IMO, we as a species are not terribly good at organizing ourselves on such a large scale and reacting to problems we'll have generations ahead of our own. (And why should we be good at it? In the evolutionary big picture, we've spent all our time living in small clans and reacting only to our most immediate needs.)
We feel disconnected from our government. We hate large corporations. It's just human nature. It's ironic and unfortunate that our fate perhaps lies in these very institutions.

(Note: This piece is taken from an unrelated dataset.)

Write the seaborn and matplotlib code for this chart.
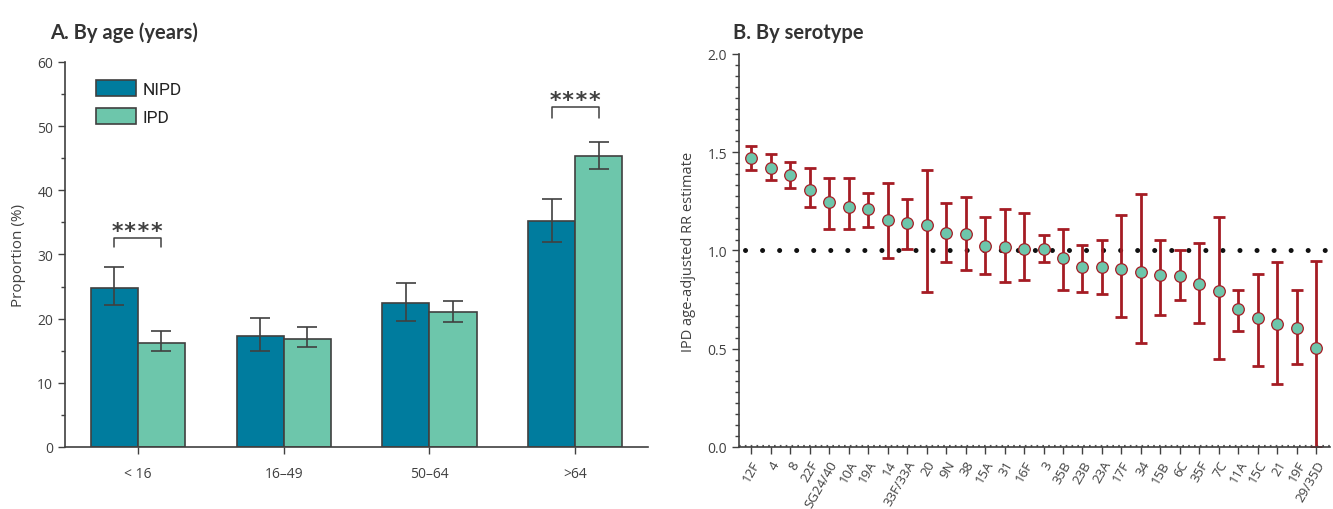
import numpy as np
import pandas as pd
import matplotlib
matplotlib.use('Agg')
import matplotlib.pyplot as plt
from matplotlib.ticker import MultipleLocator, AutoMinorLocator
import seaborn as sns

# Panel A data: proportion (%) by age group
age_groups = ['< 16', '16–49', '50–64', '>64']
nipd = [24.7, 17.3, 22.4, 35.2]
nipd_lo = [22.1, 15.0, 19.7, 32.0]
nipd_hi = [28.0, 20.1, 25.5, 38.6]
ipd = [16.2, 16.9, 21.0, 45.3]
ipd_lo = [15.0, 15.6, 19.5, 43.4]
ipd_hi = [18.0, 18.7, 22.8, 47.6]
sig_groups = ['< 16', '>64']

# Panel B data: IPD age-adjusted RR by serotype
serotypes = ['12F', '4', '8', '22F', 'SG24/40', '10A', '19A', '14', '33F/33A', '20',
             '9N', '38', '15A', '31', '16F', '3', '35B', '23B', '23A', '17F',
             '34', '15B', '6C', '35F', '7C', '11A', '15C', '21', '19F', '29/35D']
rr = [1.47, 1.42, 1.385, 1.31, 1.245, 1.22, 1.21, 1.155, 1.14, 1.13,
      1.09, 1.085, 1.025, 1.02, 1.01, 1.005, 0.96, 0.915, 0.915, 0.905,
      0.89, 0.875, 0.87, 0.83, 0.795, 0.70, 0.655, 0.625, 0.605, 0.505]
rr_lo = [1.41, 1.36, 1.32, 1.22, 1.11, 1.11, 1.12, 0.96, 1.01, 0.79,
         0.94, 0.90, 0.88, 0.84, 0.85, 0.94, 0.80, 0.79, 0.78, 0.66,
         0.53, 0.67, 0.75, 0.63, 0.45, 0.59, 0.41, 0.32, 0.42, 0.0]
rr_hi = [1.53, 1.49, 1.45, 1.42, 1.37, 1.37, 1.29, 1.345, 1.26, 1.41,
         1.24, 1.27, 1.17, 1.21, 1.19, 1.08, 1.11, 1.03, 1.055, 1.18,
         1.285, 1.055, 1.00, 1.04, 1.17, 0.80, 0.88, 0.94, 0.80, 0.945]

sns.set_style('ticks')
plt.rcParams['font.family'] = ['Open Sans', 'DejaVu Sans']

dark = '#404040'
teal = '#007c9e'
mint = '#6dc6ab'
red = '#a51c24'

fig = plt.figure(figsize=(13.33, 5.1), dpi=100)
ax1 = fig.add_axes([0.0488, 0.1216, 0.4373, 0.7549])
ax2 = fig.add_axes([0.5544, 0.1216, 0.4434, 0.7706])

# ---- Panel A ----
df = pd.DataFrame({
    'age': age_groups * 2,
    'value': nipd + ipd,
    'group': ['NIPD'] * 4 + ['IPD'] * 4,
})
sns.barplot(data=df, x='age', y='value', hue='group', palette=[teal, mint],
            errorbar=None, width=0.647, edgecolor=dark, linewidth=1.2,
            saturation=1, ax=ax1)

centers = []
for cont, vals, lo, hi in zip(ax1.containers, [nipd, ipd], [nipd_lo, ipd_lo], [nipd_hi, ipd_hi]):
    xs = [b.get_x() + b.get_width() / 2 for b in cont]
    yerr = [np.subtract(vals, lo), np.subtract(hi, vals)]
    ax1.errorbar(xs, vals, yerr=yerr, fmt='none', ecolor=dark, elinewidth=1.2,
                 capsize=7, capthick=1.2, zorder=3)
    centers.append(xs)

# significance brackets
bracket = {'< 16': (31.1, 32.5, 33.6), '>64': (51.2, 53.0, 54.1)}
for g in sig_groups:
    i = age_groups.index(g)
    x0, x1 = centers[0][i], centers[1][i]
    lo, top, st = bracket[g]
    ax1.plot([x0, x0, x1, x1], [lo, top, top, lo], color=dark, lw=1.1)
    ax1.text((x0 + x1) / 2, st, '****', ha='center', va='center', fontsize=16,
             color=dark, family='DejaVu Sans Mono', fontweight='bold')

ax1.set_xlim(-0.5, 3.5)
ax1.set_ylim(0, 60)
ax1.yaxis.set_major_locator(MultipleLocator(10))
ax1.yaxis.set_minor_locator(MultipleLocator(5))
ax1.set_xlabel('')
ax1.set_ylabel('Proportion (%)', fontsize=11, color=dark, labelpad=8)
ax1.tick_params(axis='both', colors=dark, labelsize=10, length=5, width=1)
ax1.tick_params(axis='y', which='minor', length=3, width=1, colors=dark)
ax1.tick_params(axis='x', pad=9)
sns.despine(ax=ax1)
for s in ['left', 'bottom']:
    ax1.spines[s].set_color(dark)
    ax1.spines[s].set_linewidth(1.2)
leg = ax1.legend(loc='upper left', bbox_to_anchor=(0.053, 0.952), frameon=False,
                 fontsize=12.5, handlelength=2.3, handleheight=1.0, labelspacing=0.65,
                 handletextpad=0.4, borderpad=0, borderaxespad=0, title=None)
for t in leg.get_texts():
    t.set_family(['Roboto', 'DejaVu Sans'])
    t.set_color('#222222')

# ---- Panel B ----
pos = np.arange(len(serotypes))
ax2.axhline(1.0, xmin=0.01, color='#111111', lw=3.6, ls=(0, (0.01, 3.4)),
            dash_capstyle='round', zorder=1)
ax2.axhline(0.0, color='#555555', lw=3, ls=(0, (0.4, 1.0)), zorder=1)
ax2.errorbar(pos, rr, yerr=[np.subtract(rr, rr_lo), np.subtract(rr_hi, rr)],
             fmt='none', ecolor=red, elinewidth=2, capsize=4.5, capthick=2, zorder=2)
sns.scatterplot(x=serotypes, y=rr, color=mint, edgecolor=red, linewidth=0.9,
                s=70, zorder=3, ax=ax2)

ax2.set_xlim(-0.62, 29.7)
ax2.set_ylim(0, 2.0)
ax2.yaxis.set_major_locator(MultipleLocator(0.5))
ax2.yaxis.set_minor_locator(AutoMinorLocator(9))
ax2.yaxis.set_major_formatter(matplotlib.ticker.FormatStrFormatter('%.1f'))
ax2.set_xticks(pos)
ax2.set_xticklabels(serotypes, rotation=60, ha='right', rotation_mode='anchor')
ax2.set_ylabel('IPD age-adjusted RR estimate', fontsize=10.5, color=dark, labelpad=8)
ax2.tick_params(axis='both', colors=dark, labelsize=10, length=5, width=1)
ax2.tick_params(axis='x', labelsize=9.5, pad=3)
ax2.tick_params(axis='y', which='minor', length=3, width=1, colors=dark)
sns.despine(ax=ax2)
for s in ['left', 'bottom']:
    ax2.spines[s].set_color(dark)
    ax2.spines[s].set_linewidth(1.2)

fig.text(0.0375, 0.935, 'A. By age (years)', fontsize=14.5, fontweight='bold',
         color='#333333', family=['Lato', 'DejaVu Sans'], va='center')
fig.text(0.55, 0.935, 'B. By serotype', fontsize=14.5, fontweight='bold',
         color='#333333', family=['Lato', 'DejaVu Sans'], va='center')

fig.savefig('out.png', dpi=100)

And I can't resist...I am reminded of something Vonnegut said in an interview once (found it's still online at rollingstone.com):
....Not satisfied with his answer, I pressed him to expand, wondering if he had any advice for young people who want to join the increasingly vocal environmental movement. 'There is nothing they can do,' he bleakly answered. 'It's over, my friend. The game is lost.'
it is easy to rally against an enemy -- to demand someone else make a change...
but when we are part of the problem,
when we are the ones who need to change,
then it is much harder...
that's why this is an inconvenient truth...
Stop complaining and do something like I did.
I have created a company by the name of Natures Solutions. We manufacture biodegradable and compostable tableware.
Instead of trying to decrease landfill usage and petroleum usage by selling to individual consumers who won't make a dent in our garbage landfills, I am selling to maor corporations, schools, and industries. Do you know how many and how large of cafeterias these people have? Do you know what type of usage they go through?
Quit quoting Vonnegut, and get off your butt and do something.
"Quit quoting Vonnegut, and get off your butt and do something."
Actually, the author of the post is doing something, and writing about the problem is doing something too.
But congrats on your company. Action is where it's at.
Here in Tokyo, Japan, people are protesting but also creating Earth Day Markets (next one is April 21-22) and starting Organic Cafes and using bikes or public transport instead of cars.
Lets keep Trehugger a blog for all the good things going on. Vandalizing SUVs? Not on Trehugger.